Retype the opening lines of the data exactly, stopping after the line that contains "220, 240, 260, 280, 300, 320, 340, 360, 380, 400]". Skip every picture.
______________________________
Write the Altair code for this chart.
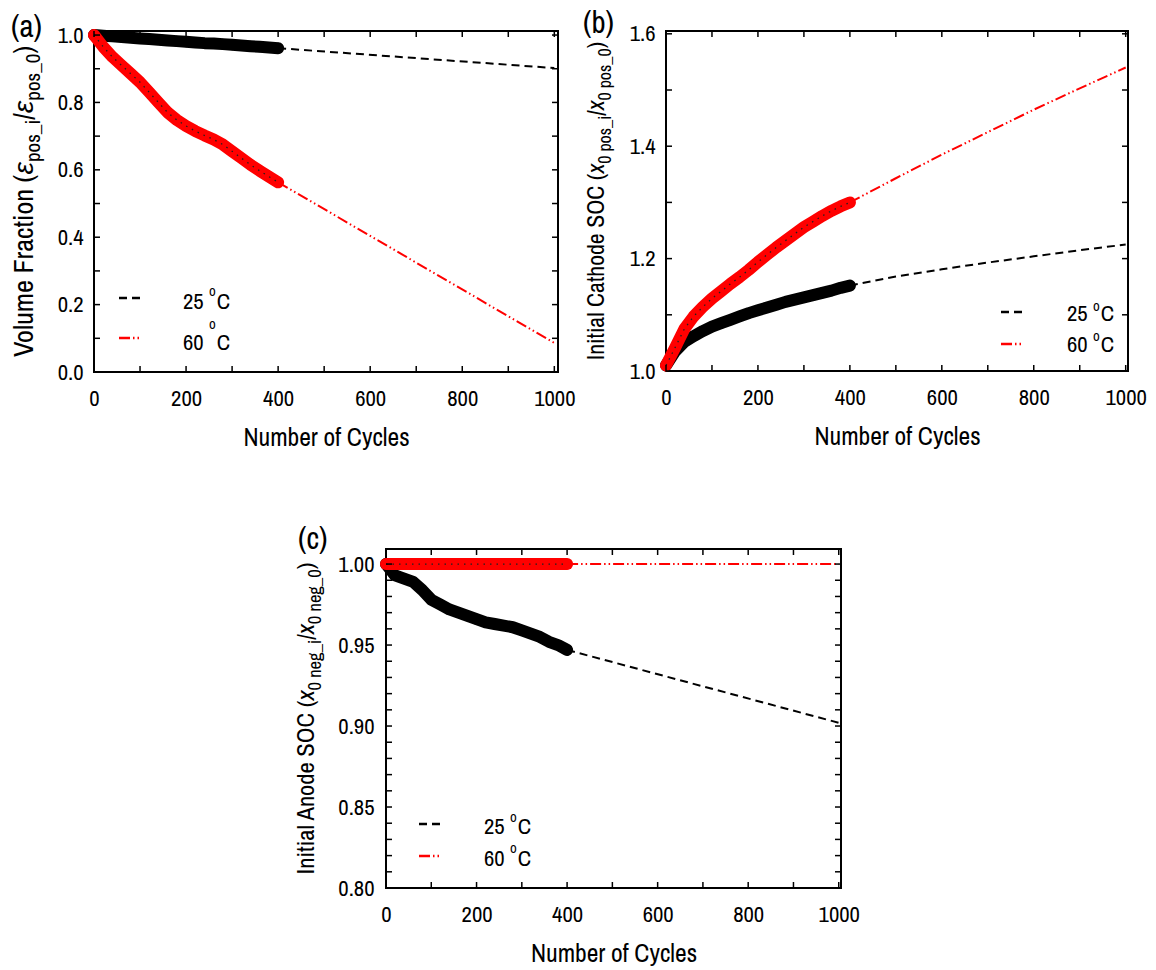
import subprocess
import altair as alt
import pandas as pd

# ---------------- data ----------------
cycles_measured = [0, 20, 40, 60, 80, 100, 120, 140, 160, 180, 200,
                   220, 240, 260, 280, 300, 320, 340, 360, 380, 400]

a_25_measured = [1.000, 0.998, 0.996, 0.994, 0.992, 0.990, 0.988, 0.986, 0.984, 0.982, 0.980,
                 0.978, 0.976, 0.975, 0.973, 0.971, 0.969, 0.967, 0.965, 0.963, 0.961]
a_60_measured = [1.000, 0.965, 0.935, 0.910, 0.885, 0.860, 0.830, 0.800, 0.770, 0.748, 0.730,
                 0.715, 0.702, 0.690, 0.675, 0.655, 0.635, 0.615, 0.597, 0.580, 0.563]
a_extrap_cycles = [400, 1000]
a_25_extrap = [0.961, 0.902]
a_60_extrap = [0.563, 0.086]

b_25_measured = [1.010, 1.035, 1.052, 1.062, 1.071, 1.079, 1.085, 1.091, 1.097, 1.103, 1.108,
                 1.113, 1.118, 1.123, 1.127, 1.131, 1.135, 1.139, 1.143, 1.148, 1.152]
b_60_measured = [1.010, 1.042, 1.075, 1.097, 1.114, 1.129, 1.142, 1.155, 1.167, 1.180, 1.194,
                 1.207, 1.220, 1.232, 1.244, 1.256, 1.266, 1.276, 1.285, 1.293, 1.300]
b_extrap_cycles = [400, 500, 600, 700, 800, 900, 1000]
b_25_extrap = [1.152, 1.168, 1.181, 1.193, 1.204, 1.215, 1.225]
b_60_extrap = [1.300, 1.343, 1.385, 1.425, 1.465, 1.503, 1.540]

c_25_measured = [1.000, 0.993, 0.991, 0.989, 0.984, 0.978, 0.975, 0.972, 0.970, 0.968, 0.966,
                 0.964, 0.963, 0.962, 0.961, 0.959, 0.957, 0.955, 0.952, 0.950, 0.947]
c_60_measured = [1.000, 1.000, 1.000, 1.000, 1.000, 1.000, 1.000, 1.000, 1.000, 1.000, 1.000,
                 1.000, 1.000, 1.000, 1.000, 1.000, 1.000, 1.000, 1.000, 1.000, 1.000]
c_extrap_cycles = [400, 1000]
c_25_extrap = [0.947, 0.902]
c_60_extrap = [1.000, 1.000]

x_tick_labels = [0, 200, 400, 600, 800, 1000]
x_minor_ticks = [0, 100, 200, 300, 400, 500, 600, 700, 800, 900, 1000]
a_y_labels = [0.0, 0.2, 0.4, 0.6, 0.8, 1.0]
a_y_minor = [0.0, 0.1, 0.2, 0.3, 0.4, 0.5, 0.6, 0.7, 0.8, 0.9, 1.0]
b_y_labels = [1.0, 1.2, 1.4, 1.6]
b_y_minor = [1.0, 1.1, 1.2, 1.3, 1.4, 1.5, 1.6]
c_y_labels = [0.80, 0.85, 0.90, 0.95, 1.00]
c_y_minor = [0.80, 0.81, 0.82, 0.83, 0.84, 0.85, 0.86, 0.87, 0.88, 0.89, 0.90,
             0.91, 0.92, 0.93, 0.94, 0.95, 0.96, 0.97, 0.98, 0.99, 1.00]
legend_labels = ["25", "60"]

title_a = [("Volume Fraction (", False, False), ("ε", True, False), ("pos_i", False, True),
           ("/", False, False), ("ε", True, False), ("pos_0", False, True), (")", False, False)]
title_b = [("Initial Cathode SOC (", False, False), ("x", True, False), ("0 pos_i", False, True),
           ("/", False, False), ("x", True, False), ("0 pos_0", False, True), (")", False, False)]
title_c = [("Initial Anode SOC (", False, False), ("x", True, False), ("0 neg_i", False, True),
           ("/", False, False), ("x", True, False), ("0 neg_0", False, True), (")", False, False)]

# ---------------- fonts and text measurement ----------------
FONT = "Archivo Narrow"
GREEK = "Liberation Sans"

AW = {" ": 278, "(": 333, ")": 333, "/": 278, "_": 556, "0": 556, "2": 556, "4": 556, "5": 556,
      "6": 556, "A": 667, "C": 722, "F": 611, "I": 278, "N": 722, "O": 778, "S": 667, "V": 667,
      "a": 556, "b": 556, "c": 500, "d": 556, "e": 556, "f": 278, "g": 556, "h": 556, "i": 222,
      "l": 222, "m": 833, "n": 556, "o": 556, "p": 556, "r": 333, "s": 500, "y": 500,
      "t": 278, "u": 556, "x": 500, "ε": 520}


def font_file(name):
    try:
        return subprocess.run(["fc-match", "-f", "%{file}", name],
                              capture_output=True, text=True).stdout.strip()
    except Exception:
        return ""


_cache = {}


def tw(s, size, fam=FONT):
    try:
        from PIL import ImageFont
        if fam not in _cache:
            _cache[fam] = ImageFont.truetype(font_file(fam), 200)
        return _cache[fam].getlength(s) * size / 200.0
    except Exception:
        return sum(AW.get(ch, 556) for ch in s) / 1000.0 * size * 0.82


def fam_of(t):
    return GREEK if t == "ε" else FONT


def size_for(s, target):
    return round(target / tw(s, 1.0), 1)


SUB_RATIO = 0.75
LAB = size_for("400", 31)                 # tick labels
TITX = size_for("Number of Cycles", 166)  # x title
PLAB = size_for("(a)", 31)                # panel labels
SUP = round(LAB * 0.65, 1)                # degree "o"


def title_size(pieces, span):
    unit = sum(tw(t, SUB_RATIO if sub else 1.0, fam_of(t)) for t, it, sub in pieces)
    return round(span / unit, 1)


BLACK = "#000000"
RED = "#ff0000"
RED_DASH = [11, 3, 1.5, 3, 1.5, 3]


def one():
    return pd.DataFrame({"d": [0]})


def panel(W, H, xdom, ydom, ylab, yminor, yfmt, ypad,
          m25, m60, ex_x, ex25, ex60, pieces, span, tx, label, lxy, leg):
    TIT = title_size(pieces, span)
    SUB = round(TIT * SUB_RATIO, 1)
    xs = alt.Scale(domain=xdom, nice=False, zero=False)
    ys = alt.Scale(domain=ydom, nice=False, zero=False)
    xaxis = alt.Axis(values=x_tick_labels, format="d", title="Number of Cycles",
                     ticks=False, domain=False, grid=False, labelPadding=15,
                     titlePadding=16, labelFontSize=LAB, titleFontSize=TITX,
                     labelFont=FONT, titleFont=FONT, labelColor=BLACK, titleColor=BLACK,
                     titleFontWeight="normal", labelFlush=False)
    yaxis = alt.Axis(values=ylab, format=yfmt, title=None, ticks=False, domain=False,
                     grid=False, labelPadding=ypad, labelFontSize=LAB, labelFont=FONT,
                     labelColor=BLACK, labelFlush=False)
    X = lambda f="x": alt.X(f + ":Q", scale=xs, axis=xaxis)
    Y = lambda f="y": alt.Y(f + ":Q", scale=ys, axis=yaxis)

    d25 = pd.DataFrame({"x": cycles_measured, "y": m25})
    d60 = pd.DataFrame({"x": cycles_measured, "y": m60})
    e25 = pd.DataFrame({"x": ex_x[0], "y": ex25})
    e60 = pd.DataFrame({"x": ex_x[1], "y": ex60})

    layers = []
    layers.append(alt.Chart(d25).mark_line(color=BLACK, strokeWidth=12, strokeCap="round",
                                           strokeJoin="round").encode(x=X(), y=Y()))
    layers.append(alt.Chart(d25).mark_circle(color=BLACK, size=115, opacity=1).encode(x=X(), y=Y()))
    layers.append(alt.Chart(e25).mark_line(color=BLACK, strokeWidth=2,
                                           strokeDash=[8, 5]).encode(x=X(), y=Y()))
    layers.append(alt.Chart(d60).mark_line(color=RED, strokeWidth=12, strokeCap="round",
                                           strokeJoin="round").encode(x=X(), y=Y()))
    layers.append(alt.Chart(d60).mark_circle(color=RED, size=115, opacity=1).encode(x=X(), y=Y()))
    layers.append(alt.Chart(d60).mark_line(color="#202020", strokeWidth=1.3,
                                           strokeDash=[1.5, 5]).encode(x=X(), y=Y()))
    layers.append(alt.Chart(e60).mark_line(color=RED, strokeWidth=2,
                                           strokeDash=RED_DASH).encode(x=X(), y=Y()))

    tx_df = pd.DataFrame({"x": x_minor_ticks})
    ty_df = pd.DataFrame({"y": yminor})
    tl = 6
    layers.append(alt.Chart(tx_df).mark_rule(color=BLACK, strokeWidth=1.5).encode(
        x=X(), y=alt.value(H), y2=alt.value(H - tl)))
    layers.append(alt.Chart(tx_df).mark_rule(color=BLACK, strokeWidth=1.5).encode(
        x=X(), y=alt.value(0), y2=alt.value(tl)))
    layers.append(alt.Chart(ty_df).mark_rule(color=BLACK, strokeWidth=1.5).encode(
        y=Y(), x=alt.value(0), x2=alt.value(tl)))
    layers.append(alt.Chart(ty_df).mark_rule(color=BLACK, strokeWidth=1.5).encode(
        y=Y(), x=alt.value(W), x2=alt.value(W - tl)))

    # legend
    for i, (lab, col, dash) in enumerate([(legend_labels[0], BLACK, [8, 5]),
                                          (legend_labels[1], RED, RED_DASH)]):
        ly = leg["rows"][i]
        ox = leg["tx"] + tw(lab + " ", LAB)
        cx = ox + tw("o", SUP) + 1
        layers.append(alt.Chart(one()).mark_rule(color=col, strokeWidth=2.5, strokeDash=dash).encode(
            x=alt.value(leg["sx"][0]), x2=alt.value(leg["sx"][1]), y=alt.value(ly)))
        layers.append(alt.Chart(one()).mark_text(font=FONT, fontSize=LAB, align="left",
                                                 baseline="alphabetic", color=BLACK).encode(
            x=alt.value(leg["tx"]), y=alt.value(leg["base"][i]), text=alt.value(lab)))
        layers.append(alt.Chart(one()).mark_text(font=FONT, fontSize=SUP, align="left",
                                                 baseline="alphabetic", color=BLACK).encode(
            x=alt.value(ox), y=alt.value(leg["obase"][i]), text=alt.value("o")))
        layers.append(alt.Chart(one()).mark_text(font=FONT, fontSize=LAB, align="left",
                                                 baseline="alphabetic", color=BLACK).encode(
            x=alt.value(cx), y=alt.value(leg["base"][i]), text=alt.value("C")))

    # rotated y-axis title made of pieces
    total = sum(tw(t, SUB if sub else TIT, fam_of(t)) for t, it, sub in pieces)
    cur = H / 2 + total / 2
    for text, italic, sub in pieces:
        size = SUB if sub else TIT
        layers.append(alt.Chart(one()).mark_text(
            font=fam_of(text), fontSize=size, align="left", baseline="alphabetic", angle=270,
            fontStyle="italic" if italic else "normal", color=BLACK).encode(
            x=alt.value(tx + (7 if sub else 0)), y=alt.value(cur), text=alt.value(text)))
        cur -= tw(text, size, fam_of(text))

    layers.append(alt.Chart(one()).mark_text(font=FONT, fontSize=PLAB, align="left",
                                             baseline="alphabetic", color=BLACK).encode(
        x=alt.value(lxy[0]), y=alt.value(lxy[1]), text=alt.value(label)))

    return alt.layer(*layers).properties(width=W, height=H)


pa = panel(464, 341, [0, 1008], [0.0, 1.012], a_y_labels, a_y_minor, ".1f", 11,
           a_25_measured, a_60_measured, (a_extrap_cycles, a_extrap_cycles), a_25_extrap, a_60_extrap,
           title_a, 312, -61, "(a)", (-83, 6),
           dict(sx=(25, 47), rows=(267, 307), tx=89, base=(278, 319), obase=(265, 298)))

pb = panel(462, 340, [0, 1005], [1.0, 1.605], b_y_labels, b_y_minor, ".1f", 11,
           b_25_measured, b_60_measured, (b_extrap_cycles, b_extrap_cycles), b_25_extrap, b_60_extrap,
           title_b, 318, -62, "(b)", (-83, 2),
           dict(sx=(335, 358), rows=(281, 313), tx=401, base=(290, 321), obase=(280, 310)))

pc = panel(455, 339, [0, 1005], [0.80, 1.0093], c_y_labels, c_y_minor, ".2f", 12,
           c_25_measured, c_60_measured, (c_extrap_cycles, c_extrap_cycles), c_25_extrap, c_60_extrap,
           title_c, 312, -72, "(c)", (-88, 0),
           dict(sx=(33, 55), rows=(275, 307), tx=98, base=(285, 317), obase=(273, 304)))

spacer = alt.Chart(one()).mark_point(opacity=0).encode(
    x=alt.value(0), y=alt.value(0)).properties(width=197, height=10,
                                               view=alt.ViewBackground(stroke="transparent"))

top = alt.hconcat(pa, pb, spacing=5)
bottom = alt.hconcat(spacer, pc, spacing=0)
chart = alt.vconcat(top, bottom, spacing=70).properties(
    padding={"left": 8, "top": 7, "right": 5, "bottom": 5}
).configure_view(stroke=BLACK, strokeWidth=2)

chart.save("out.html", embed_options={"renderer": "svg", "actions": False})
______________________________
■ Output for this task
Write the Altair code for this chart.
import subprocess
import altair as alt
import pandas as pd

# ---------------- data ----------------
cycles_measured = [0, 20, 40, 60, 80, 100, 120, 140, 160, 180, 200,
                   220, 240, 260, 280, 300, 320, 340, 360, 380, 400]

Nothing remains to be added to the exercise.